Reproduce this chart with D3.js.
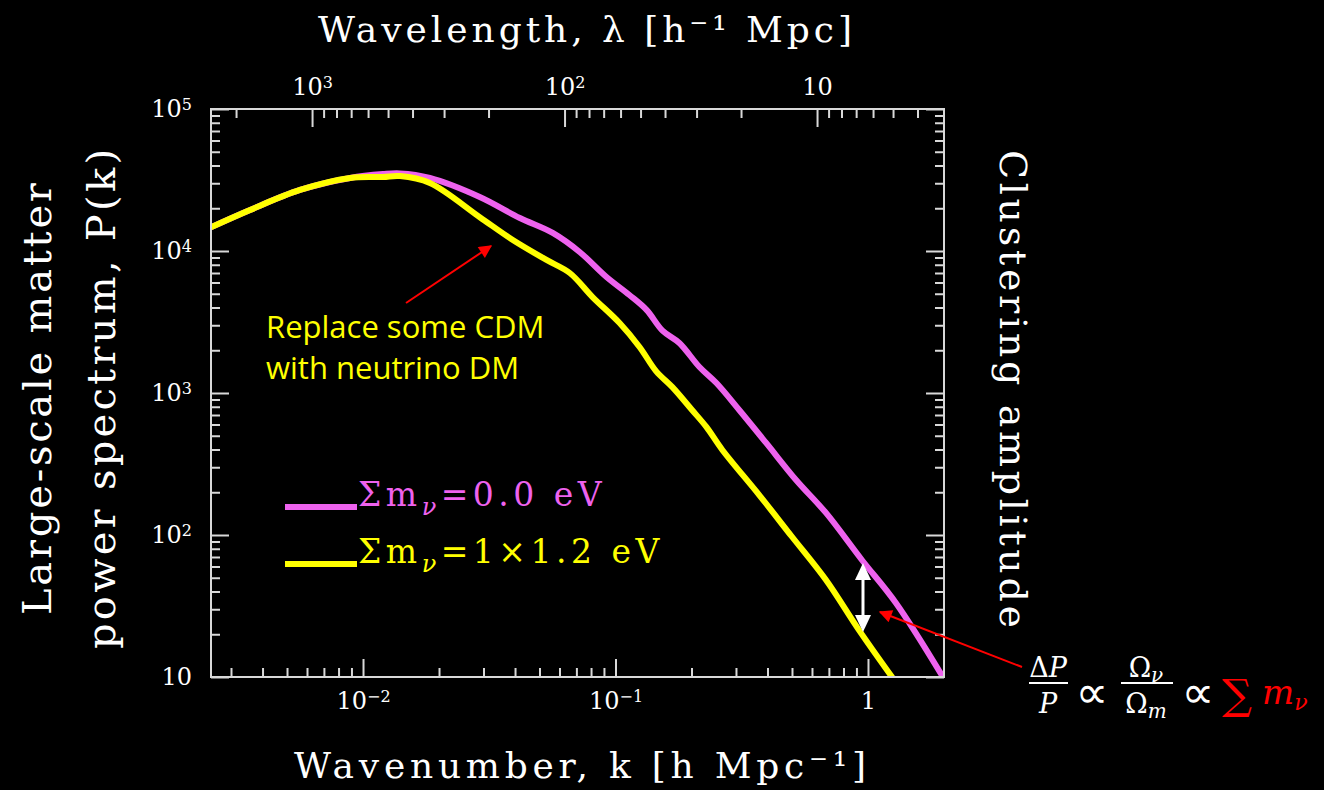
<!DOCTYPE html>
<html lang="en">
<head>
  <meta charset="UTF-8">
  <title>Matter power spectrum</title>
  <script src="https://d3js.org/d3.v7.min.js"></script>
</head>
<style>
  body{
    margin:0;
    background:#000;
  }
</style>
<body>
<div id="chart"></div>
<script>
// power spectrum, k in h/Mpc, P(k)
var kNoNu = [0.00251,0.00357,0.00563,0.00889,0.0120,0.0140,0.0184,0.0290,0.0418,0.0564,0.0721,0.0921,0.1135,0.1327,0.1535,0.179,0.215,0.251,0.309,0.395,0.519,0.682,0.946,1.29,1.98];
var pNoNu = [14750,19450,26900,32700,34800,35200,32700,24000,17060,13400,9840,6560,4900,3850,2750,2250,1525,1175,759,445,244,143,66.7,33.2,10];

var kNu = [0.00251,0.00357,0.00563,0.00889,0.0120,0.0140,0.0184,0.0290,0.0392,0.0533,0.0659,0.0811,0.1038,0.1245,0.145,0.168,0.201,0.229,0.265,0.371,0.501,0.682,0.921,1.245];
var pNu = [14750,19450,26900,32700,33200,33700,30100,17300,11950,8650,7000,4740,3110,2110,1420,1100,759,577,397,191,96.8,48.2,21.4,10];

var seriesNames = ["\u03a3m", "\u03a3m"];
var seriesTails = ["=0.0 eV", "=1\u00d71.2 eV"];
var seriesColours = ["#ee62ee", "#ffff00"];

// tick values, labels as [mantissa, exponent]
var kMajor = [0.01, 0.1, 1];
var kMajorLabels = [["10", "\u22122"], ["10", "\u22121"], ["1", ""]];
var lamMajor = [1000, 100, 10];
var lamMajorLabels = [["10", "3"], ["10", "2"], ["10", ""]];
var pMajor = [10, 100, 1000, 10000, 100000];
var pMajorLabels = [["10", ""], ["10", "2"], ["10", "3"], ["10", "4"], ["10", "5"]];

function minors(lo, hi){
  var out = [];
  for (var e = -4; e <= 5; e++){
    for (var m = 2; m <= 9; m++){
      var v = m * Math.pow(10, e);
      if (v > lo && v < hi) out.push(v);
    }
  }
  return out;
}

var width = 1324, height = 790;
// plot frame (don't call these top/left, window.top is taken)
var fLeft = 211, fRight = 944, fTop = 109, fBottom = 677;
var axisColour = "#d9d9d9";
var serif = "DejaVu Serif";

var svg = d3.select("#chart").append("svg")
  .attr("width", width)
  .attr("height", height)
  .attr("font-family", serif)
  .style("background", "#000");

var kMin = 0.0025, kMax = 2;
var x = d3.scaleLog().domain([kMin, kMax]).range([fLeft, fRight]);
var xTop = d3.scaleLog().domain([2*Math.PI/kMin, 2*Math.PI/kMax]).range([fLeft, fRight]);
var y = d3.scaleLog().domain([10, 100000]).range([fBottom, fTop]);

// clip the curves to the frame
svg.append("clipPath").attr("id", "frameClip")
  .append("rect")
    .attr("x", fLeft).attr("y", fTop)
    .attr("width", fRight - fLeft).attr("height", fBottom - fTop);

var line = d3.line()
  .x(function(d){ return x(d[0]); })
  .y(function(d){ return y(d[1]); })
  .curve(d3.curveCatmullRom.alpha(0.5));

var curves = [d3.zip(kNoNu, pNoNu), d3.zip(kNu, pNu)];
svg.append("g").attr("clip-path", "url(#frameClip)")
  .selectAll("path")
  .data(curves)
  .enter().append("path")
    .attr("d", line)
    .attr("fill", "none")
    .attr("stroke", function(d, i){ return seriesColours[i]; })
    .attr("stroke-width", 6)
    .attr("stroke-linecap", "round");

// axes: ticks point inward
function styleAxis(g){
  g.select(".domain").remove();
  g.selectAll("line").attr("stroke", axisColour).attr("stroke-width", 2);
  g.selectAll("text").attr("fill", "#ffffff").attr("font-family", serif).attr("font-size", 24);
}
// swap plain labels for mantissa + raised exponent
function powerLabels(labels){
  return function(g){
    g.selectAll(".tick text").each(function(d, i){
      var t = d3.select(this).text("");
      t.append("tspan").text(labels[i][0]);
      if (labels[i][1]) {
        t.append("tspan").attr("dy", "-0.45em").attr("font-size", 16).text(labels[i][1]);
      }
    });
  };
}
function noLabel(){ return ""; }

// bottom
svg.append("g").attr("transform", "translate(0," + fBottom + ")")
  .call(d3.axisBottom(x).tickValues(minors(kMin, kMax)).tickSizeInner(-9).tickSizeOuter(0).tickFormat(noLabel))
  .call(styleAxis);
svg.append("g").attr("transform", "translate(0," + fBottom + ")")
  .call(d3.axisBottom(x).tickValues(kMajor).tickSizeInner(-18).tickSizeOuter(0).tickPadding(15))
  .call(styleAxis)
  .call(powerLabels(kMajorLabels));

// top (wavelength)
svg.append("g").attr("transform", "translate(0," + fTop + ")")
  .call(d3.axisTop(xTop).tickValues(minors(2*Math.PI/kMax, 2*Math.PI/kMin)).tickSizeInner(-9).tickSizeOuter(0).tickFormat(noLabel))
  .call(styleAxis);
svg.append("g").attr("transform", "translate(0," + fTop + ")")
  .call(d3.axisTop(xTop).tickValues(lamMajor).tickSizeInner(-18).tickSizeOuter(0).tickPadding(14))
  .call(styleAxis)
  .call(powerLabels(lamMajorLabels));

// left
svg.append("g").attr("transform", "translate(" + fLeft + ",0)")
  .call(d3.axisLeft(y).tickValues(minors(10, 100000)).tickSizeInner(-9).tickSizeOuter(0).tickFormat(noLabel))
  .call(styleAxis);
svg.append("g").attr("transform", "translate(" + fLeft + ",0)")
  .call(d3.axisLeft(y).tickValues(pMajor).tickSizeInner(-18).tickSizeOuter(0).tickPadding(19))
  .call(styleAxis)
  .call(powerLabels(pMajorLabels));

// right (no labels)
svg.append("g").attr("transform", "translate(" + fRight + ",0)")
  .call(d3.axisRight(y).tickValues(minors(10, 100000)).tickSizeInner(-9).tickSizeOuter(0).tickFormat(noLabel))
  .call(styleAxis);
svg.append("g").attr("transform", "translate(" + fRight + ",0)")
  .call(d3.axisRight(y).tickValues(pMajor).tickSizeInner(-18).tickSizeOuter(0).tickFormat(noLabel))
  .call(styleAxis);

// frame
svg.append("rect")
  .attr("x", fLeft).attr("y", fTop)
  .attr("width", fRight - fLeft).attr("height", fBottom - fTop)
  .attr("fill", "none")
  .attr("stroke", axisColour)
  .attr("stroke-width", 2);

// axis titles
svg.append("text")
  .attr("x", 585).attr("y", 42)
  .attr("text-anchor", "middle")
  .attr("fill", "#fff").attr("font-size", 36)
  .attr("textLength", 534).attr("lengthAdjust", "spacing")
  .text("Wavelength, \u03bb [h\u207b\u00b9 Mpc]");

svg.append("text")
  .attr("x", 580).attr("y", 778)
  .attr("text-anchor", "middle")
  .attr("fill", "#fff").attr("font-size", 36)
  .attr("textLength", 572).attr("lengthAdjust", "spacing")
  .text("Wavenumber, k [h Mpc\u207b\u00b9]");

svg.append("text")
  .attr("transform", "translate(51,399) rotate(-90)")
  .attr("text-anchor", "middle")
  .attr("fill", "#fff").attr("font-size", 40)
  .attr("textLength", 432).attr("lengthAdjust", "spacing")
  .text("Large-scale matter");

svg.append("text")
  .attr("transform", "translate(115,399) rotate(-90)")
  .attr("text-anchor", "middle")
  .attr("fill", "#fff").attr("font-size", 40)
  .attr("textLength", 500).attr("lengthAdjust", "spacing")
  .text("power spectrum, P(k)");

svg.append("text")
  .attr("transform", "translate(1000,389) rotate(90)")
  .attr("text-anchor", "middle")
  .attr("fill", "#fff").attr("font-size", 38)
  .attr("textLength", 478).attr("lengthAdjust", "spacing")
  .text("Clustering amplitude");

// legend
var legendY = [507, 564];
var legend = svg.selectAll(".legend")
  .data(seriesNames)
  .enter().append("g").attr("class", "legend");
legend.append("line")
  .attr("x1", 285).attr("x2", 357)
  .attr("y1", function(d, i){ return legendY[i]; })
  .attr("y2", function(d, i){ return legendY[i]; })
  .attr("stroke", function(d, i){ return seriesColours[i]; })
  .attr("stroke-width", 6);
var legendText = legend.append("text")
  .attr("x", 358)
  .attr("y", function(d, i){ return legendY[i] - 1; })
  .attr("fill", function(d, i){ return seriesColours[i]; })
  .attr("font-size", 33)
  .attr("letter-spacing", 4.5);
legendText.append("tspan").text(function(d){ return d; });
legendText.append("tspan").attr("dy", 9).attr("font-size", 24).attr("font-style", "italic").text("\u03bd");
legendText.append("tspan").attr("dy", -9).text(function(d, i){ return seriesTails[i]; });

// annotation text
var note = svg.append("text")
  .attr("fill", "#ffff00")
  .attr("font-family", "Open Sans")
  .attr("font-size", 31);
note.append("tspan").attr("x", 266).attr("y", 338).text("Replace some CDM");
note.append("tspan").attr("x", 266).attr("y", 379).text("with neutrino DM");

// arrows
var defs = svg.append("defs");
defs.append("marker")
  .attr("id", "redHead")
  .attr("viewBox", "0 0 10 10")
  .attr("refX", 9).attr("refY", 5)
  .attr("markerWidth", 16).attr("markerHeight", 13)
  .attr("markerUnits", "userSpaceOnUse")
  .attr("orient", "auto")
  .append("path").attr("d", "M0,0 L10,5 L0,10 Z").attr("fill", "#ff0000");

svg.append("line")
  .attr("x1", 406).attr("y1", 303).attr("x2", 491).attr("y2", 246)
  .attr("stroke", "#ff0000").attr("stroke-width", 2)
  .attr("marker-end", "url(#redHead)");
svg.append("line")
  .attr("x1", 1022).attr("y1", 667).attr("x2", 880).attr("y2", 612)
  .attr("stroke", "#ff0000").attr("stroke-width", 2)
  .attr("marker-end", "url(#redHead)");

// white double arrow at k = 1
var ax = x(1) - 5;
svg.append("line")
  .attr("x1", ax).attr("y1", 575).attr("x2", ax).attr("y2", 620)
  .attr("stroke", "#fff").attr("stroke-width", 3);
svg.append("path")
  .attr("d", "M" + ax + ",563 L" + (ax + 8) + ",580 L" + (ax - 8) + ",580 Z")
  .attr("fill", "#fff");
svg.append("path")
  .attr("d", "M" + ax + ",632 L" + (ax + 8) + ",615 L" + (ax - 8) + ",615 Z")
  .attr("fill", "#fff");

// formula
var fm = svg.append("g").attr("font-family", serif).attr("font-size", 27).attr("fill", "#fff");
fm.append("text").attr("x", 1048).attr("y", 677).attr("text-anchor", "middle")
  .html('<tspan font-style="normal">\u0394</tspan><tspan font-style="italic">P</tspan>');
fm.append("line").attr("x1", 1029).attr("x2", 1068).attr("y1", 683).attr("y2", 683)
  .attr("stroke", "#fff").attr("stroke-width", 2);
fm.append("text").attr("x", 1048).attr("y", 713).attr("text-anchor", "middle")
  .attr("font-style", "italic").text("P");
fm.append("text").attr("x", 1092).attr("y", 708).attr("text-anchor", "middle")
  .attr("font-family", "DejaVu Sans").attr("font-size", 46).text("\u221d");
fm.append("text").attr("x", 1146).attr("y", 677).attr("text-anchor", "middle")
  .html('\u03a9<tspan font-style="italic" font-size="20" dy="5">\u03bd</tspan>');
fm.append("line").attr("x1", 1121).attr("x2", 1173).attr("y1", 683).attr("y2", 683)
  .attr("stroke", "#fff").attr("stroke-width", 2);
fm.append("text").attr("x", 1146).attr("y", 713).attr("text-anchor", "middle")
  .html('\u03a9<tspan font-style="italic" font-size="20" dy="5">m</tspan>');
fm.append("text").attr("x", 1198).attr("y", 708).attr("text-anchor", "middle")
  .attr("font-family", "DejaVu Sans").attr("font-size", 46).text("\u221d");
fm.append("text").attr("x", 1222).attr("y", 709).attr("fill", "#ff0000").attr("font-size", 42).text("\u2211");
fm.append("text").attr("x", 1262).attr("y", 704).attr("fill", "#ff0000").attr("font-size", 34).attr("font-style", "italic")
  .html('m<tspan font-size="22" dy="6">\u03bd</tspan>');
</script>
</body>
</html>
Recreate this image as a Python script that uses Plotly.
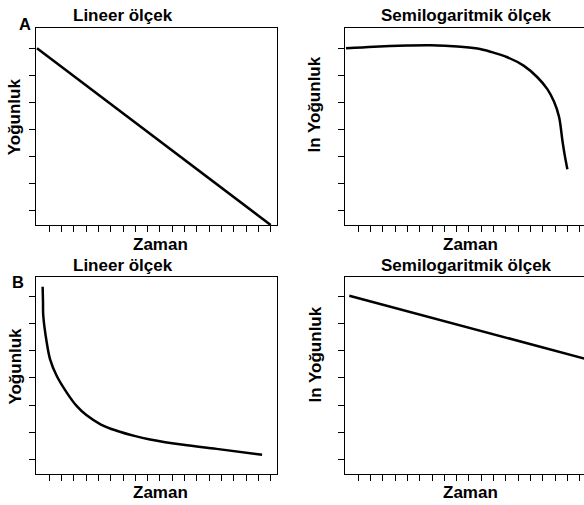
import plotly.graph_objects as go

W, H = 584, 505

# ---- data (time units, concentration units) ----
# Panel A, linear scale: straight decline
a_lin_t = [0, 19]
a_lin_c = [7.0, 0.47]
# Panel A, semilog scale: flat then steep fall
a_log_t = [0.0, 2.28, 4.99, 6.89, 9.06, 10.68, 11.76, 13.12, 14.47, 15.56, 16.37, 16.91, 17.32, 17.59, 17.78, 18.0]
a_log_c = [7.0, 7.06, 7.10, 7.11, 7.07, 6.99, 6.87, 6.67, 6.35, 5.93, 5.49, 5.03, 4.47, 3.61, 3.06, 2.53]
# Panel B, linear scale: exponential-like decay
b_lin_t = [0.46, 0.49, 0.51, 0.79, 1.06, 1.60, 2.42, 3.2, 4.04, 5.2, 6.48, 8.0, 9.19, 11.9, 14.6, 18.3]
b_lin_c = [7.37, 6.81, 6.31, 5.32, 4.70, 4.08, 3.46, 2.98, 2.62, 2.28, 2.05, 1.85, 1.73, 1.53, 1.38, 1.16]
# Panel B, semilog scale: straight decline
b_log_t = [0.27, 19.6]
b_log_c = [7.04, 4.69]

x_ticks = list(range(1, 20))
y_ticks = list(range(1, 8))

titles = ["Lineer ölçek", "Semilogaritmik ölçek", "Lineer ölçek", "Semilogaritmik ölçek"]
xlabel = "Zaman"
ylabels = ["Yoğunluk", "ln Yoğunluk", "Yoğunluk", "ln Yoğunluk"]
panel_letters = ["A", "B"]


def px(x):
    return x / W


def py(y):
    return 1 - y / H


FONT = "Liberation Sans, Arial, sans-serif"

# panel boxes in pixels: (x0, x1, ytop, ybottom)
boxes = [
    (36, 277, 28, 225),
    (345, 584, 28, 225),
    (36, 277, 276.5, 473.5),
    (345, 584, 276.5, 473.5),
]
tick_px = 12.3
xlo = -0.08

fig = go.Figure()
series = [(a_lin_t, a_lin_c), (a_log_t, a_log_c), (b_lin_t, b_lin_c), (b_log_t, b_log_c)]
shapes = ["linear", "spline", "spline", "linear"]

for i, ((t, c), (x0, x1, yt, yb)) in enumerate(zip(series, boxes)):
    n = "" if i == 0 else str(i + 1)
    fig.add_trace(go.Scatter(x=t, y=c, mode="lines", xaxis="x" + n, yaxis="y" + n,
                             line=dict(color="black", width=2.5, shape=shapes[i], smoothing=1.0),
                             showlegend=False, hoverinfo="skip"))
    right = (i % 2 == 1)
    xr = [xlo, xlo + (x1 - x0) / tick_px]
    fig.layout["xaxis" + n] = dict(
        domain=[px(x0), min(1.0, px(x1))], range=xr, anchor="y" + n,
        tickmode="array", tickvals=x_ticks, showticklabels=False,
        ticks="outside", ticklen=6, tickwidth=1, tickcolor="black",
        showline=True, linecolor="black", linewidth=1, mirror=True,
        showgrid=False, zeroline=False, fixedrange=True)
    fig.layout["yaxis" + n] = dict(
        domain=[py(yb), py(yt)], range=[0.47, 7.75], anchor="x" + n,
        tickmode="array", tickvals=y_ticks, showticklabels=False,
        ticks="outside", ticklen=6, tickwidth=1, tickcolor="black",
        showline=True, linecolor="black", linewidth=1, mirror=(not right),
        showgrid=False, zeroline=False, fixedrange=True)

ann = []
title_pos = [(122.5, 15.3), (466.3, 15.3), (122.5, 265.5), (466.3, 265.5)]
zaman_pos = [(160, 244), (470, 244), (160, 492), (470, 492)]
ylab_pos = [(14.6, 116.7), (314.5, 105), (14.6, 366), (314.5, 355)]
for i in range(4):
    ann.append(dict(text=titles[i], x=px(title_pos[i][0]), y=py(title_pos[i][1]),
                    xref="paper", yref="paper", showarrow=False, xanchor="center", yanchor="middle",
                    font=dict(family=FONT, size=17, color="black", weight="bold")))
    ann.append(dict(text=xlabel, x=px(zaman_pos[i][0]), y=py(zaman_pos[i][1]),
                    xref="paper", yref="paper", showarrow=False, xanchor="center", yanchor="middle",
                    font=dict(family=FONT, size=17, color="black", weight="bold")))
    ann.append(dict(text=ylabels[i], x=px(ylab_pos[i][0]), y=py(ylab_pos[i][1]),
                    xref="paper", yref="paper", showarrow=False, xanchor="center", yanchor="middle",
                    textangle=-90,
                    font=dict(family=FONT, size=17, color="black", weight="bold")))
for letter, (lx, ly) in zip(panel_letters, [(24.5, 24), (17.5, 282)]):
    ann.append(dict(text=letter, x=px(lx), y=py(ly), xref="paper", yref="paper",
                    showarrow=False, xanchor="center", yanchor="middle",
                    font=dict(family=FONT, size=16.5, color="black", weight="bold")))

fig.update_layout(width=W, height=H, margin=dict(l=0, r=0, t=0, b=0),
                  paper_bgcolor="white", plot_bgcolor="white", annotations=ann,
                  showlegend=False)

fig.write_html("out.html", config={"displayModeBar": False})
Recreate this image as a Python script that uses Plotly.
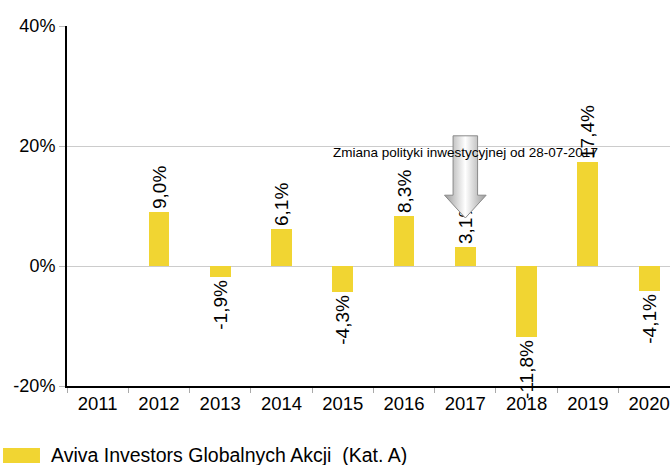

• • • •

- Goal -
Find all lines with "script" in them and copy each one.

- Reply to the task -
  <script src="https://d3js.org/d3.v7.min.js"></script>
<script>
</script>
Recreate this image as a Python script that uses Plotly.
Recreate this image as a Python script that uses Plotly.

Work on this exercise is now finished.